Reproduce the listing exactly and skip over any pictures.
┌──
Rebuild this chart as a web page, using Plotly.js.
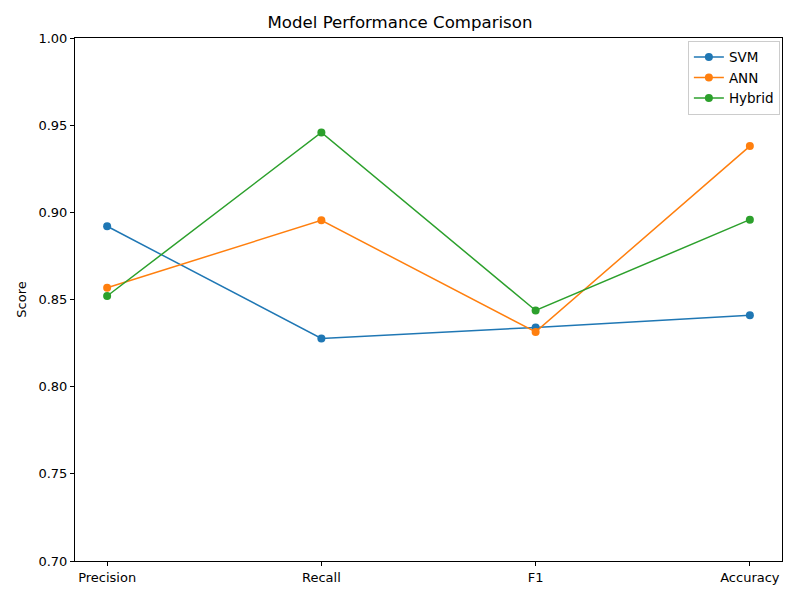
<!DOCTYPE html>
<html>
<head>
<meta charset="utf-8">
<script src="https://cdn.plot.ly/plotly-3.0.1.min.js"></script>
<style>html,body{margin:0;padding:0;background:#fff;}#chart{width:800px;height:600px;}</style>
</head>
<body>
<div id="chart"></div>
<script>
const categories = ["Precision", "Recall", "F1", "Accuracy"];
const svm = [0.892, 0.8277, 0.834, 0.841];
const ann = [0.8567, 0.8954, 0.8314, 0.938];
const hybrid = [0.852, 0.9458, 0.8437, 0.8958];
const seriesNames = ["SVM", "ANN", "Hybrid"];
const colors = ["#1f77b4", "#ff7f0e", "#2ca02c"];
const yTicks = [0.70, 0.75, 0.80, 0.85, 0.90, 0.95, 1.00];

const xIdx = categories.map((_, i) => i);
const data = [svm, ann, hybrid].map((vals, k) => ({
  x: xIdx, y: vals, name: seriesNames[k], type: "scatter", mode: "lines+markers",
  line: {color: colors[k], width: 1.5}, marker: {color: colors[k], size: 8}
}));

const layout = {
  width: 800, height: 600,
  margin: {l: 75, r: 18, t: 38, b: 39},
  paper_bgcolor: "#fff", plot_bgcolor: "#fff",
  font: {family: "DejaVu Sans", size: 13, color: "#000"},
  title: {text: "Model Performance Comparison", font: {size: 16.6, color: "#000"}, x: 0.5, xanchor: "center", y: 0.963, yanchor: "middle"},
  xaxis: {range: [-0.15, 3.15], tickvals: xIdx, ticktext: categories, showgrid: false, zeroline: false,
    showline: true, mirror: true, linecolor: "#000", linewidth: 1, ticks: "outside", ticklen: 4, tickcolor: "#000"},
  yaxis: {range: [0.70, 1.00], tickvals: yTicks, ticktext: yTicks.map(v => v.toFixed(2)), showgrid: false, zeroline: false,
    showline: true, mirror: true, linecolor: "#000", linewidth: 1, ticks: "outside", ticklen: 4, tickcolor: "#000",
    title: {text: "Score", font: {size: 13}, standoff: 8}},
  legend: {x: 0.997, y: 0.995, xanchor: "right", yanchor: "top", bgcolor: "rgba(255,255,255,0.8)",
    bordercolor: "#ccc", borderwidth: 1, font: {size: 13.5}, tracegroupgap: 0},
  showlegend: true
};
Plotly.newPlot("chart", data, layout, {displayModeBar: false});
</script>
</body>
</html>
└──
EXERCISE RESULT:
Rebuild this chart as a web page, using Plotly.js.
<!DOCTYPE html>
<html>
<head>
<meta charset="utf-8">
<script src="https://cdn.plot.ly/plotly-3.0.1.min.js"></script>
<style>html,body{margin:0;padding:0;background:#fff;}#chart{width:800px;height:600px;}</style>
</head>
<body>
<div id="chart"></div>
<script>
const categories = ["Precision", "Recall", "F1", "Accuracy"];
const svm = [0.892, 0.8277, 0.834, 0.841];
const ann = [0.8567, 0.8954, 0.8314, 0.938];
const hybrid = [0.852, 0.9458, 0.8437, 0.8958];
const seriesNames = ["SVM", "ANN", "Hybrid"];
const colors = ["#1f77b4", "#ff7f0e", "#2ca02c"];
const yTicks = [0.70, 0.75, 0.80, 0.85, 0.90, 0.95, 1.00];

const xIdx = categories.map((_, i) => i);
const data = [svm, ann, hybrid].map((vals, k) => ({
  x: xIdx, y: vals, name: seriesNames[k], type: "scatter", mode: "lines+markers",
  line: {color: colors[k], width: 1.5}, marker: {color: colors[k], size: 8}
}));

const layout = {
  width: 800, height: 600,
  margin: {l: 75, r: 18, t: 38, b: 39},
  paper_bgcolor: "#fff", plot_bgcolor: "#fff",
  font: {family: "DejaVu Sans", size: 13, color: "#000"},
  title: {text: "Model Performance Comparison", font: {size: 16.6, color: "#000"}, x: 0.5, xanchor: "center", y: 0.963, yanchor: "middle"},
  xaxis: {range: [-0.15, 3.15], tickvals: xIdx, ticktext: categories, showgrid: false, zeroline: false,
    showline: true, mirror: true, linecolor: "#000", linewidth: 1, ticks: "outside", ticklen: 4, tickcolor: "#000"},
  yaxis: {range: [0.70, 1.00], tickvals: yTicks, ticktext: yTicks.map(v => v.toFixed(2)), showgrid: false, zeroline: false,
    showline: true, mirror: true, linecolor: "#000", linewidth: 1, ticks: "outside", ticklen: 4, tickcolor: "#000",
    title: {text: "Score", font: {size: 13}, standoff: 8}},
  legend: {x: 0.997, y: 0.995, xanchor: "right", yanchor: "top", bgcolor: "rgba(255,255,255,0.8)",
    bordercolor: "#ccc", borderwidth: 1, font: {size: 13.5}, tracegroupgap: 0},
  showlegend: true
};
Plotly.newPlot("chart", data, layout, {displayModeBar: false});
</script>
</body>
</html>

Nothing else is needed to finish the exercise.